By Jeffrey M. Anderson
One of the most interesting scenes in Kirby Dick and Amy Ziering's new documentary, Derrida, which opens today at the Opera Plaza and at the Rafael Film Center, does not involve Jacques Derrida's ideas.
Rather, it entails a young, attractive blonde who giggles and fawns over the 70-something philosopher and asks him to autograph his book for her.
It turns out that philosophers, like rock stars, are babe magnets.
In that light, the scrappy Derrida is an entirely appropriate portrait of the man who introduced the idea of deconstructionism and may be the world's greatest living philosopher.
Directors Ziering (who makes her feature debut here) and Dick (who made the notorious Sick: The Life & Death of Bob Flanagan, Supermasochist, from 1997) try to keep the filmmaking as fluid, or as slippery, as their subject's thought patterns.
When we first meet Derrida, he's a man like any other, trying to find his keys before he goes out the door. The filmmakers follow him through the street and try to get him to speak about the nature of biography and the way appearing on camera changes identity. But he doesn't bite; he suggests that he merely acts differently when the camera is on. (In one scene, he explains that he ordinarily works in his pajamas but that he got dressed for the film.)

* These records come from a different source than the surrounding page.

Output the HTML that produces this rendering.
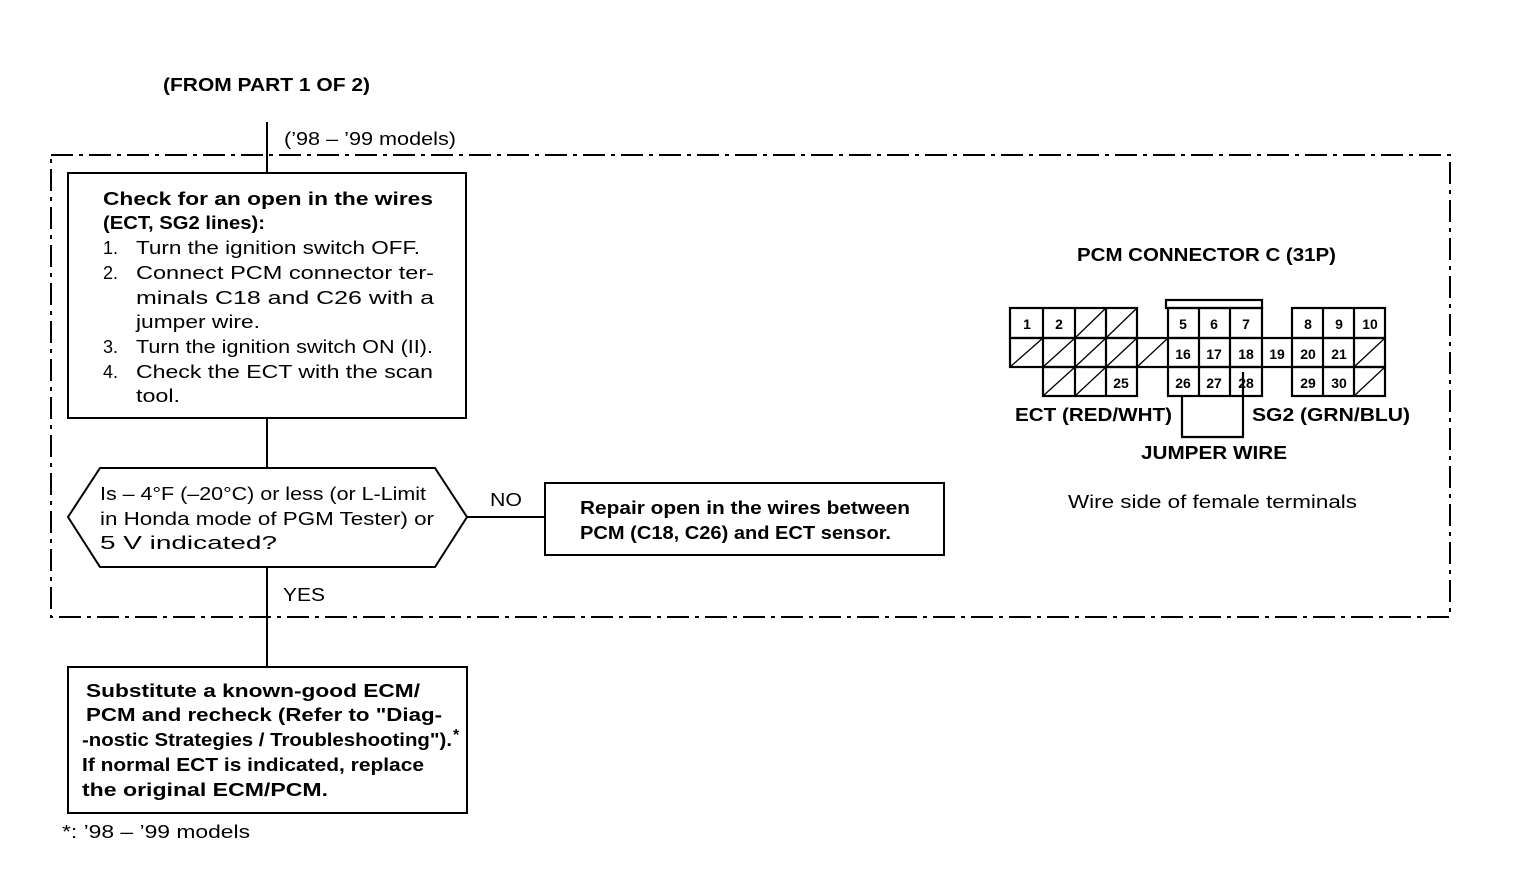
<!DOCTYPE html>
<html><head><meta charset="utf-8"><style>
html,body{margin:0;padding:0;background:#fff;}
svg{display:block;}
text{font-family:"Liberation Sans",Arial,sans-serif;fill:#000;}
.b{font-weight:bold;}
</style></head><body>
<svg width="1520" height="874" viewBox="0 0 1520 874" xmlns="http://www.w3.org/2000/svg">
<g font-size="18">
<text x="163" y="91" class="b" textLength="207" lengthAdjust="spacingAndGlyphs">(FROM PART 1 OF 2)</text>
<text x="284" y="145" textLength="172" lengthAdjust="spacingAndGlyphs">(’98 – ’99 models)</text>
</g>
<rect x="51" y="155" width="1399" height="462" fill="none" stroke="#000" stroke-width="2" stroke-dasharray="22,6,4,6"/>
<g stroke="#000" stroke-width="2" fill="none">
<line x1="267" y1="122" x2="267" y2="173"/>
<line x1="267" y1="418" x2="267" y2="468"/>
<line x1="267" y1="567" x2="267" y2="667"/>
<line x1="467" y1="517" x2="545" y2="517"/>
</g>
<rect x="68" y="173" width="398" height="245" fill="#fff" stroke="#000" stroke-width="2"/>
<g font-size="18">
<text x="103" y="205" class="b" textLength="330" lengthAdjust="spacingAndGlyphs">Check for an open in the wires</text>
<text x="103" y="229" class="b" textLength="162" lengthAdjust="spacingAndGlyphs">(ECT, SG2 lines):</text>
<text x="103" y="254">1.</text><text x="136" y="254" textLength="284" lengthAdjust="spacingAndGlyphs">Turn the ignition switch OFF.</text>
<text x="103" y="279">2.</text><text x="136" y="279" textLength="298" lengthAdjust="spacingAndGlyphs">Connect PCM connector ter-</text>
<text x="136" y="304" textLength="298" lengthAdjust="spacingAndGlyphs">minals C18 and C26 with a</text>
<text x="136" y="328" textLength="124" lengthAdjust="spacingAndGlyphs">jumper wire.</text>
<text x="103" y="353">3.</text><text x="136" y="353" textLength="297" lengthAdjust="spacingAndGlyphs">Turn the ignition switch ON (II).</text>
<text x="103" y="378">4.</text><text x="136" y="378" textLength="297" lengthAdjust="spacingAndGlyphs">Check the ECT with the scan</text>
<text x="136" y="402" textLength="44" lengthAdjust="spacingAndGlyphs">tool.</text>
</g>
<polygon points="100,468 435,468 467,517 435,567 100,567 68,517" fill="#fff" stroke="#000" stroke-width="2"/>
<g font-size="18">
<text x="100" y="500" textLength="326" lengthAdjust="spacingAndGlyphs">Is – 4°F (–20°C) or less (or L-Limit</text>
<text x="100" y="525" textLength="334" lengthAdjust="spacingAndGlyphs">in Honda mode of PGM Tester) or</text>
<text x="100" y="549" textLength="177" lengthAdjust="spacingAndGlyphs">5 V indicated?</text>
<text x="490" y="506" textLength="32" lengthAdjust="spacingAndGlyphs">NO</text>
<text x="283" y="601" textLength="42" lengthAdjust="spacingAndGlyphs">YES</text>
</g>
<rect x="545" y="483" width="399" height="72" fill="#fff" stroke="#000" stroke-width="2"/>
<g font-size="18">
<text x="580" y="514" class="b" textLength="330" lengthAdjust="spacingAndGlyphs">Repair open in the wires between</text>
<text x="580" y="539" class="b" textLength="311" lengthAdjust="spacingAndGlyphs">PCM (C18, C26) and ECT sensor.</text>
</g>
<rect x="68" y="667" width="399" height="146" fill="#fff" stroke="#000" stroke-width="2"/>
<g font-size="18">
<text x="86" y="697" class="b" textLength="334" lengthAdjust="spacingAndGlyphs">Substitute a known-good ECM/</text>
<text x="86" y="721" class="b" textLength="356" lengthAdjust="spacingAndGlyphs">PCM and recheck (Refer to "Diag-</text>
<text x="82" y="746" class="b" textLength="370" lengthAdjust="spacingAndGlyphs">-nostic Strategies / Troubleshooting").</text>
<text x="453" y="740" font-size="16" class="b">*</text>
<text x="82" y="771" class="b" textLength="342" lengthAdjust="spacingAndGlyphs">If normal  ECT is indicated, replace</text>
<text x="82" y="796" class="b" textLength="246" lengthAdjust="spacingAndGlyphs">the original ECM/PCM.</text>
<text x="62" y="838" textLength="188" lengthAdjust="spacingAndGlyphs">*: ’98 – ’99 models</text>
</g>
<text x="1077" y="261" font-size="18" class="b" textLength="259" lengthAdjust="spacingAndGlyphs">PCM CONNECTOR C (31P)</text>
<g stroke="#000" stroke-width="1.3" fill="none">
<line x1="1075" y1="338" x2="1106" y2="308"/>
<line x1="1106" y1="338" x2="1137" y2="308"/>
<line x1="1010" y1="367" x2="1043" y2="338"/>
<line x1="1043" y1="367" x2="1075" y2="338"/>
<line x1="1075" y1="367" x2="1106" y2="338"/>
<line x1="1106" y1="367" x2="1137" y2="338"/>
<line x1="1137" y1="367" x2="1168" y2="338"/>
<line x1="1354" y1="367" x2="1385" y2="338"/>
<line x1="1043" y1="396" x2="1075" y2="367"/>
<line x1="1075" y1="396" x2="1106" y2="367"/>
<line x1="1354" y1="396" x2="1385" y2="367"/>
</g>
<g stroke="#000" stroke-width="2.2" fill="none">
<rect x="1166" y="300" width="96" height="8"/>
<rect x="1010" y="308" width="127" height="30"/>
<rect x="1168" y="308" width="94" height="30"/>
<rect x="1292" y="308" width="93" height="30"/>
<rect x="1010" y="338" width="375" height="29"/>
<rect x="1043" y="367" width="94" height="29"/>
<rect x="1168" y="367" width="94" height="29"/>
<rect x="1292" y="367" width="93" height="29"/>
<path d="M1043 308V338M1075 308V396M1106 308V396M1199 308V396M1230 308V396M1323 308V396M1354 308V396M1043 338V367M1137 338V367M1168 338V367M1262 338V367M1292 338V367"/>
<polyline points="1182,396 1182,437 1243,437 1243,372"/>
</g>
<g font-size="14" class="b" text-anchor="middle">
<text x="1027" y="329" class="b">1</text><text x="1059" y="329" class="b">2</text>
<text x="1183" y="329" class="b">5</text><text x="1214" y="329" class="b">6</text><text x="1246" y="329" class="b">7</text>
<text x="1308" y="329" class="b">8</text><text x="1339" y="329" class="b">9</text><text x="1370" y="329" class="b">10</text>
<text x="1183" y="359" class="b">16</text><text x="1214" y="359" class="b">17</text><text x="1246" y="359" class="b">18</text>
<text x="1277" y="359" class="b">19</text><text x="1308" y="359" class="b">20</text><text x="1339" y="359" class="b">21</text>
<text x="1121" y="388" class="b">25</text>
<text x="1183" y="388" class="b">26</text><text x="1214" y="388" class="b">27</text><text x="1246" y="388" class="b">28</text>
<text x="1308" y="388" class="b">29</text><text x="1339" y="388" class="b">30</text>
</g>
<g font-size="18">
<text x="1015" y="421" class="b" textLength="157" lengthAdjust="spacingAndGlyphs">ECT (RED/WHT)</text>
<text x="1252" y="421" class="b" textLength="158" lengthAdjust="spacingAndGlyphs">SG2 (GRN/BLU)</text>
<text x="1141" y="459" class="b" textLength="146" lengthAdjust="spacingAndGlyphs">JUMPER WIRE</text>
<text x="1068" y="508" textLength="289" lengthAdjust="spacingAndGlyphs">Wire side of female terminals</text>
</g>
</svg>
</body></html>
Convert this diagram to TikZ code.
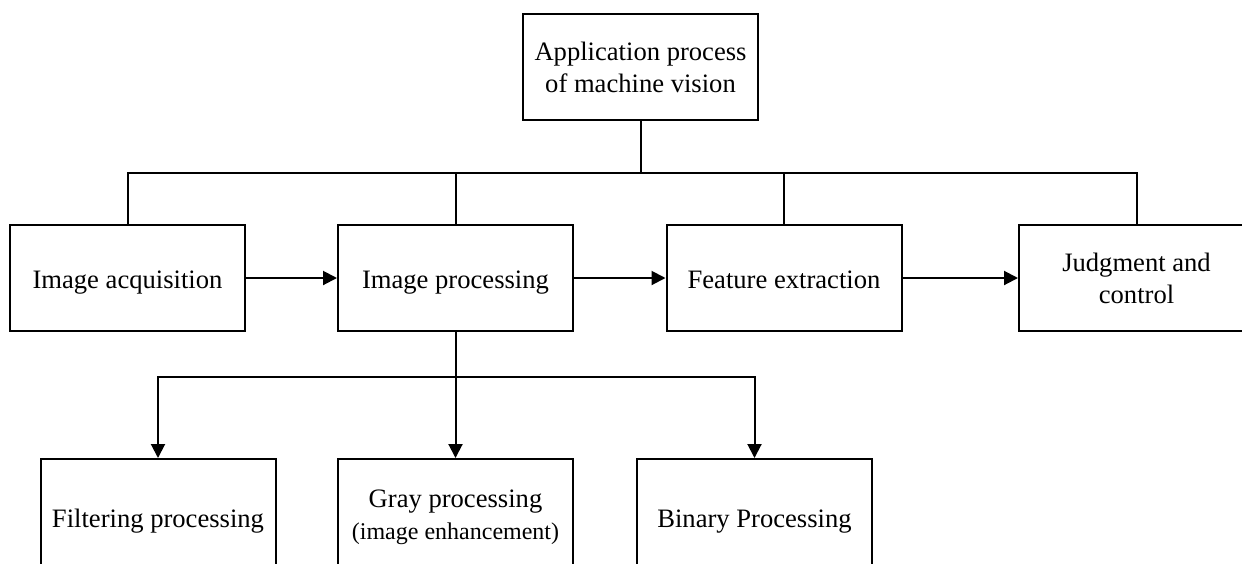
\documentclass[tikz,border=0pt]{standalone}
\usepackage{fontspec}
\setmainfont{Liberation Serif}
\usetikzlibrary{arrows.meta}

\begin{document}
\begin{tikzpicture}[x=0.5pt,y=-0.5pt,line width=1pt,
    stage/.style={draw,minimum width=117.5pt,minimum height=53pt,inner sep=0pt,align=center,
                  font=\fontsize{13.3}{16}\selectfont},
    oneline/.style={text height=10pt,text depth=0pt},
    substage/.style={stage,minimum height=58pt},
    >={Triangle[length=7pt,width=7pt]}]

    \clip (0,0) rectangle (1242,563);

    % main row
    \node [stage] (top)   at (640.5,67)   {Application process\\of machine vision};
    \node [stage,oneline] (acq)   at (127.5,278)  {Image acquisition};
    \node [stage,oneline] (proc)  at (455.5,278)  {Image processing};
    \node [stage,oneline] (feat)  at (784,278)    {Feature extraction};
    \node [stage] (judge) at (1136.5,278) {Judgment and\\control};

    % image processing steps
    \node [substage,oneline] (filt) at (158,517)   {Filtering processing};
    \node [substage] (gray) at (455.5,517) {Gray processing\\{\fontsize{12}{14}\selectfont(image enhancement)}};
    \node [substage,oneline] (bin)  at (754.5,517) {Binary Processing};

    \coordinate (bus)   at (640.5,173);
    \coordinate (split) at (455.5,377);

    \draw (top.south) -- (bus);
    \foreach \b in {acq,proc,feat,judge}{%
        \draw (\b.north) |- (bus);
    }

    \draw [->] (acq)  -- (proc);
    \draw [->] (proc) -- (feat);
    \draw [->] (feat) -- (judge);

    \draw (proc.south) -- (split);
    \foreach \b in {filt,gray,bin}{%
        \draw [->] (split) -| (\b.north);
    }

\end{tikzpicture}
\end{document}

In another scene, the filmmakers ask Derrida to tell the story of how he met his wife, but neither the philosopher nor his wife will budge. Later, they show Derrida the footage of his refusal and ask for his thoughts. Still later, they show him the footage of him watching the footage of his refusal and ask for his thoughts.
This sequence is meant to illustrate the notion of deconstructionism, "the definition of which is a challenge to the attempt to establish any ultimate or secure meaning in a text." The scene is almost ridiculous, but fortunately, it's a ridiculousness so extreme it becomes interesting.

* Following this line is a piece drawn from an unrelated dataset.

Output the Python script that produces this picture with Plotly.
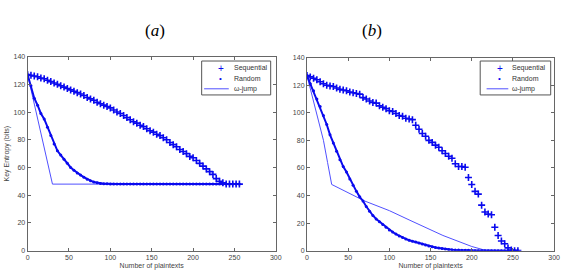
import plotly.graph_objects as go

# ---------------- data ----------------
x_pts = list(range(0, 257, 4))

seq_a = [127, 126.5, 126, 125.5, 124.5, 124, 123, 122, 121, 120, 119, 118, 117, 116, 115, 114,
         113, 112, 110.5, 109.5, 108.5, 107, 106, 105, 104, 103, 101.5, 100, 99, 97.5, 96, 94.5,
         93, 92, 90.5, 89.5, 88, 86.5, 85.5, 84, 83, 81.5, 80, 78, 76.5, 75, 73, 71.5,
         70, 68, 67, 65, 63, 61, 59, 57, 55, 52, 50, 49, 48, 48, 48, 48, 48]
rnd_a = [127, 119, 110, 105, 99, 95, 89, 83, 77, 72, 69, 66, 63, 60, 58, 56,
         54.5, 53, 51.5, 50.5, 49.5, 49, 48.5, 48.3, 48.2] + [48] * 40
jump_a_x = [0, 30, 256]
jump_a_y = [127, 48, 48]

seq_b = [127, 126, 125, 124, 122.5, 121, 120, 119.5, 119, 118, 117, 116.5, 116, 115, 114.5, 114,
         113.5, 111, 110, 108.5, 107.5, 107, 105, 104, 103, 101.5, 101, 99.5, 98, 97.5, 96, 95.5,
         95, 91, 88, 85, 83, 80, 78.5, 76.5, 75, 72.5, 70.5, 68.5, 67, 63, 61, 61,
         60.5, 53, 48, 43, 41, 33, 28, 26.5, 26, 17, 11, 7, 5, 2, 0.5, 0, 0]
rnd_b = [127, 121, 116, 110, 104.5, 98, 91.5, 84, 78, 72, 66, 61, 57, 52, 47.5, 43,
         39, 36, 32, 28.5, 25.5, 23, 21, 19, 17, 15, 13.5, 12, 10.7, 9.5, 8.5, 7.5,
         6.8, 6.2, 5.5, 4.8, 4, 3.4, 2.8, 2.3, 1.9, 1.5, 1.2, 0.9, 0.7, 0.5, 0.4, 0.3,
         0.2, 0.2, 0.1] + [0] * 14
jump_b_x = [0, 10, 20, 25, 30, 70, 100, 125, 165, 200, 215, 256]
jump_b_y = [127, 103, 80, 64, 48, 36, 29, 22, 11, 3, 0.5, 0]

x_ticks = [0, 50, 100, 150, 200, 250, 300]
y_ticks = [0, 20, 40, 60, 80, 100, 120, 140]
legend_names = ["Sequential", "Random", "ω-jump"]

# ---------------- styling ----------------
BLUE = "#0a0aee"
LINE_BLUE = "#5050ff"
FONT = "Liberation Sans"
TXT = "#444444"
W, H = 570, 278


def px(v):
    return v / W


def py(v):
    return 1 - v / H


fig = go.Figure()

panels = [
    ("x", "y", seq_a, rnd_a, jump_a_x, jump_a_y),
    ("x2", "y2", seq_b, rnd_b, jump_b_x, jump_b_y),
]
for xa, ya, seq, rnd, jx, jy in panels:
    fig.add_trace(go.Scatter(
        x=jx, y=jy, mode="lines", name=legend_names[2], xaxis=xa, yaxis=ya, showlegend=False,
        line=dict(color=LINE_BLUE, width=1),
    ))
    fig.add_trace(go.Scatter(
        x=x_pts, y=rnd, mode="lines+markers", name=legend_names[1], xaxis=xa, yaxis=ya,
        showlegend=False, line=dict(color=BLUE, width=2),
        marker=dict(symbol="circle", size=3, color=BLUE, line=dict(width=0)),
    ))
    fig.add_trace(go.Scatter(
        x=x_pts, y=seq, mode="markers", name=legend_names[0], xaxis=xa, yaxis=ya,
        showlegend=False,
        marker=dict(symbol="cross-thin", size=5, color=BLUE, line=dict(color=BLUE, width=1.6)),
    ))

axis_common = dict(
    range=[0, 300], tickvals=x_ticks, showgrid=False, zeroline=False,
    showline=True, linecolor="#666666", linewidth=1, mirror="ticks",
    ticks="inside", ticklen=3, tickcolor="#666666",
    tickfont=dict(family=FONT, size=7, color=TXT),
)
yaxis_common = dict(axis_common)
yaxis_common.update(range=[0, 140], tickvals=y_ticks)
title_font = dict(family=FONT, size=7, color=TXT)

# ----- manual legends (MATLAB-style compact boxes) -----
shapes = []
annotations = []
legend_boxes = [
    # box x0, x1, y0, y1, symbol x, line x0, line x1, text x, entry ys
    (202.5, 272.5, 58.5, 93.3, 221.7, 205, 230, 233.5, [65.8, 76, 87]),
    (485, 556.5, 58.5, 93.3, 505, 491.5, 513.5, 515.5, [65.8, 76, 87]),
]
for bx0, bx1, by0, by1, sx, lx0, lx1, tx, ys in legend_boxes:
    shapes.append(dict(type="rect", xref="paper", yref="paper",
                       x0=px(bx0), x1=px(bx1), y0=py(by1), y1=py(by0),
                       line=dict(color="#555555", width=1), fillcolor="white", layer="above"))
    shapes.append(dict(type="line", xref="paper", yref="paper",
                       x0=px(lx0), x1=px(lx1), y0=py(ys[2]), y1=py(ys[2]),
                       line=dict(color=LINE_BLUE, width=1), layer="above"))
    annotations.append(dict(text="+", x=px(sx), y=py(ys[0]), xref="paper", yref="paper",
                            showarrow=False, xanchor="center", yanchor="middle",
                            font=dict(family=FONT, size=10, color=BLUE)))
    annotations.append(dict(text="•", x=px(sx), y=py(ys[1]), xref="paper", yref="paper",
                            showarrow=False, xanchor="center", yanchor="middle",
                            font=dict(family=FONT, size=8, color=BLUE)))
    for name, yy in zip(legend_names, ys):
        annotations.append(dict(text=name, x=px(tx), y=py(yy), xref="paper", yref="paper",
                                showarrow=False, xanchor="left", yanchor="middle",
                                font=dict(family=FONT, size=7, color="#333333")))

annotations += [
    dict(text="(<i>a</i>)", x=px(143), y=py(15), xref="paper", yref="paper",
         showarrow=False, font=dict(family="Liberation Serif", size=17, color="black")),
    dict(text="(<i>b</i>)", x=px(387), y=py(15), xref="paper", yref="paper",
         showarrow=False, font=dict(family="Liberation Serif", size=17, color="black")),
]

fig.update_layout(
    width=W, height=H,
    margin=dict(l=0, r=0, t=0, b=0),
    paper_bgcolor="white", plot_bgcolor="white",
    showlegend=False,
    xaxis=dict(axis_common, domain=[px(26), px(277.7)], anchor="y",
               title=dict(text="Number of plaintexts", font=title_font, standoff=3)),
    yaxis=dict(yaxis_common, domain=[py(253), py(54)], anchor="x",
               title=dict(text="Key Entropy (bits)", font=title_font, standoff=3)),
    xaxis2=dict(axis_common, domain=[px(309.3), px(560)], anchor="y2",
                title=dict(text="Number of plaintexts", font=title_font, standoff=3)),
    yaxis2=dict(yaxis_common, domain=[py(253), py(55)], anchor="x2"),
    shapes=shapes,
    annotations=annotations,
)

fig.write_html("out.html")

This is not to say Derrida undermines the great thinker's works. He gets plenty of time to discuss his theories, and the film provides lengthy quotes from his many published works. Sometimes these quotes snag and unravel as you're listening to them -- you spend the entire quote chasing after its meaning like a runaway roll of toilet paper -- but bits and pieces stick.
One of the clearer presentations has Derrida speaking about forgiveness just after visiting Nelson Mandela's former prison cell.
Sometimes the filmmakers themselves seem to be at a loss for what to do with their subject. Groping for a little help, they ask Derrida what he would like to see in a documentary about, say, Hegel. He responds, "His sex life."
Derrida clearly loves to baffle his audience as much as challenge him. In one scene, a journalist trying to get Derrida to link deconstructionism with "Sienfeld." Derrida has no idea what she's talking about and dismisses her, telling her to read more.
Ultimately, films are about people. And whether or not you're enlightened by any of Derrida's lectures on "the other" and "the self," Derrida is an undeniably fascinating and playful fellow.